Faster expansion of the fledgling ASI Mining globally will hinge on the outcome of the Roy Hill “mission”, which is to not only have a connected fleet of about 80 large mine trucks and a dozen production drills but also most other ancillary and utility vehicles in a 25km-long line of openpit workings.

“We chose them because of the automation experience they bring but also because they are not an OEM that makes haul trucks,” said Lugtigheid. “The platform that they use is really open; we can fit it to any brand of vehicle. It’s a key reason we went with them.

“It was really important to us that we were not restricted to a specific OEM. I think everybody knows that some of the suppliers of AHS systems to a certain degree tie you into buying that brand of machine and we certainly didn’t want that at Roy Hill.

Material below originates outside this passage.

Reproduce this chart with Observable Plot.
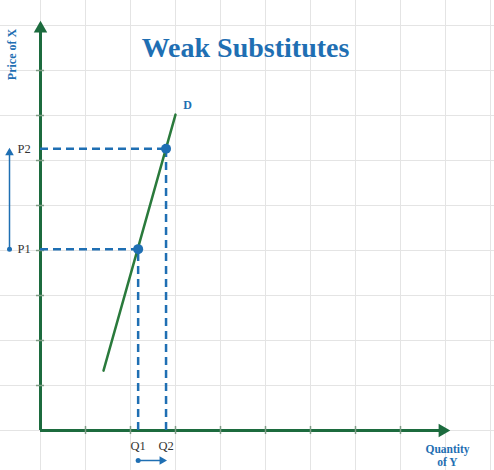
<!DOCTYPE html>
<html><head><meta charset="utf-8">
<script src="https://cdn.jsdelivr.net/npm/d3@7"></script>
<script src="https://cdn.jsdelivr.net/npm/@observablehq/plot@0.6"></script>
<style>body{margin:0;background:#fff} svg{display:block}</style>
</head><body><div id="chart"></div>
<script>
// ---- data (in grid-cell units) ----
const title = "Weak Substitutes";
const yAxisLabel = "Price of X";
const xAxisLabel = "Quantity\nof Y";
const demandLabel = "D";
const demandQ = [1.4, 3.0];
const demandP = [1.33, 7.02];
const pointLabels = ["1", "2"];
const pointQ = [2.17, 2.79];
const pointP = [4.03, 6.26];
const gridSteps = d3.range(0, 11);
const tickSteps = d3.range(1, 9);
const axisMax = [9];

const demand = demandQ.map((q, i) => ({q, p: demandP[i]}));
const points = pointQ.map((q, i) => ({q, p: pointP[i], label: pointLabels[i]}));

const blue = "#1f6fb3";
const axisGreen = "#1c6b3e";
const lineGreen = "#2a7a3c";
const serif = "Liberation Serif";

const chart = Plot.plot({
  width: 494,
  height: 470,
  margin: 0,
  x: {domain: [-40/45, 454/45], axis: null},
  y: {domain: [-40/45, 430/45], axis: null},
  style: {background: "#fff"},
  marks: [
    // background grid
    Plot.ruleX(gridSteps, {stroke: "#e4e4e4", strokeWidth: 1}),
    Plot.ruleY(d3.range(0, 10), {stroke: "#e4e4e4", strokeWidth: 1}),
    // axes
    Plot.ruleY([0], {x1: 0, x2: axisMax[0], stroke: axisGreen, strokeWidth: 3}),
    Plot.ruleX([0], {y1: 0, y2: axisMax[0], stroke: axisGreen, strokeWidth: 3}),
    Plot.dot(axisMax, {x: d => d, y: 0, symbol: "triangle", r: 5, fill: axisGreen, rotate: 90, dx: -3}),
    Plot.dot(axisMax, {x: 0, y: d => d, symbol: "triangle", r: 5, fill: axisGreen, dy: 3}),
    // axis ticks
    Plot.ruleX(tickSteps, {y1: -0.09, y2: 0.09, stroke: "#7f9c86", strokeWidth: 1.5}),
    Plot.ruleY(tickSteps, {x1: -0.09, x2: 0.09, stroke: "#7f9c86", strokeWidth: 1.5}),
    // dashed guides
    Plot.ruleY(points, {y: "p", x1: 0, x2: "q", stroke: blue, strokeWidth: 2.5, strokeDasharray: "8,5"}),
    Plot.ruleX(points, {x: "q", y1: 0, y2: "p", stroke: blue, strokeWidth: 2.5, strokeDasharray: "8,5"}),
    // demand curve
    Plot.line(demand, {x: "q", y: "p", stroke: lineGreen, strokeWidth: 2.5}),
    Plot.dot(points, {x: "q", y: "p", r: 5, fill: blue}),
    Plot.text(demand.slice(-1), {x: "q", y: "p", text: () => demandLabel, dx: 12, dy: -9,
      fill: blue, fontWeight: "bold", fontSize: 12, fontFamily: serif}),
    // price labels
    Plot.text(points, {y: "p", text: d => "P" + d.label, frameAnchor: "left", dx: 17, textAnchor: "start",
      lineAnchor: "middle", fill: "#333", fontSize: 12.5, fontFamily: serif}),
    // quantity labels
    Plot.text(points, {x: "q", text: d => "Q" + d.label, frameAnchor: "bottom", dy: -25, lineAnchor: "middle",
      fill: "#333", fontSize: 12.5, fontFamily: serif}),
    // price change arrow
    Plot.ruleX([0], {y1: pointP[0], y2: pointP[1] - 0.1, dx: -31, stroke: blue, strokeWidth: 1.5}),
    Plot.dot([0], {x: 0, y: pointP[0], dx: -31, r: 2.5, fill: blue}),
    Plot.dot([0], {x: 0, y: pointP[1], dx: -31, dy: 4, r: 3.2, symbol: "triangle", fill: blue}),
    // quantity change arrow
    Plot.ruleY([0], {x1: pointQ[0], x2: pointQ[1] - 0.1, dy: 30, stroke: blue, strokeWidth: 1.5}),
    Plot.dot([0], {x: pointQ[0], y: 0, dy: 30, r: 2.5, fill: blue}),
    Plot.dot([0], {x: pointQ[1], y: 0, dy: 30, dx: -4, r: 3.2, symbol: "triangle", rotate: 90, fill: blue}),
    // axis titles
    Plot.text([yAxisLabel], {frameAnchor: "top-left", dx: 12, dy: 54, rotate: -90, text: d => d,
      textAnchor: "middle", lineAnchor: "middle",
      fill: blue, fontWeight: "bold", fontSize: 12, fontFamily: serif}),
    Plot.text([xAxisLabel], {x: () => axisMax[0], text: d => d, frameAnchor: "bottom", dy: -15, lineHeight: 1.1,
      lineAnchor: "middle", dx: 2, fill: blue, fontWeight: "bold", fontSize: 11.5, fontFamily: serif}),
    // title
    Plot.text([title], {frameAnchor: "top", dy: 48, dx: -2, text: d => d, lineAnchor: "middle",
      fill: blue, fontWeight: "bold", fontSize: 28, fontFamily: serif})
  ]
});
document.getElementById("chart").append(chart);
</script>
</body></html>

“Ensuring that we have systems going forward into the future that can talk to each other without major challenges, as we have seen in the past, is important. We believe we as mining companies really need to drive that message.

“Many of you may have sat in excavators with five different screens that can’t talk to each other and systems that are very closed and use different architecture, and we really want to drive the message that going forward, we want to do something quite different.

“I believe that opens up the opportunity, in future, to use smaller companies as part of our technology architecture and platform.

“It’s important to acknowledge their [ASI] solution was not at the same level of maturity as the Komatsu and Caterpillar solutions. So the way we’ve gone about the project is to go through a development phase which we’re pretty well finalising in the next couple of months and then we go into the complete deployment over the full site.”

Lugtigheid said while the plan to fully automate one of the world’s largest iron ore mines and a business with a 60 million-tonnes-per-annum mining operation, processing plant, rail line and port hub carried risks, significant productivity and safety dividends were demonstrable and benefits of an open, “agnostic” digital platform were expected to magnify gains from data and better use of human resources.

“We have a lot of single points of failure and particularly when we talk about technology and AHS and introducing this, we are to a certain degree introducing more single points of failure,” he said.

“But … we really think and believe this is a unique opportunity not just for the business but for our people.

“As one production line for us to be successful as a business, reliability of our assets is absolutely instrumental. The interoperability and automation piece is instrumental for us to make sure that we do that.

“An autonomous haul truck is completely repeatable; it’s programmable. If I improve a certain area in my mine and reduce cycle times by five seconds that gets multiplied by 80 haul trucks and the complete fleet. So it’s a very powerful tool to optimise the haulage component of mining.

“Technology is going to change massively the way we do business and the people we bring on board.

“No matter what you purchase, whether it’s an OEM standard solution or not, or whatever you are automating, whether it’s drills, or trucks, or whatever, the difference between being successful or not really is not necessarily down to the technology itself, it’s more about how you implement it and hardwire it into your business, and whether you bring your people along on that journey.

“If you think about all the AHS implementation projects that have happened across the world, these things are usually successful or not successful based on how well you prepare for them as a business. You don’t really want to be running a mine with autonomous trucks you want to be running an autonomous mine and they’re two quite different things.”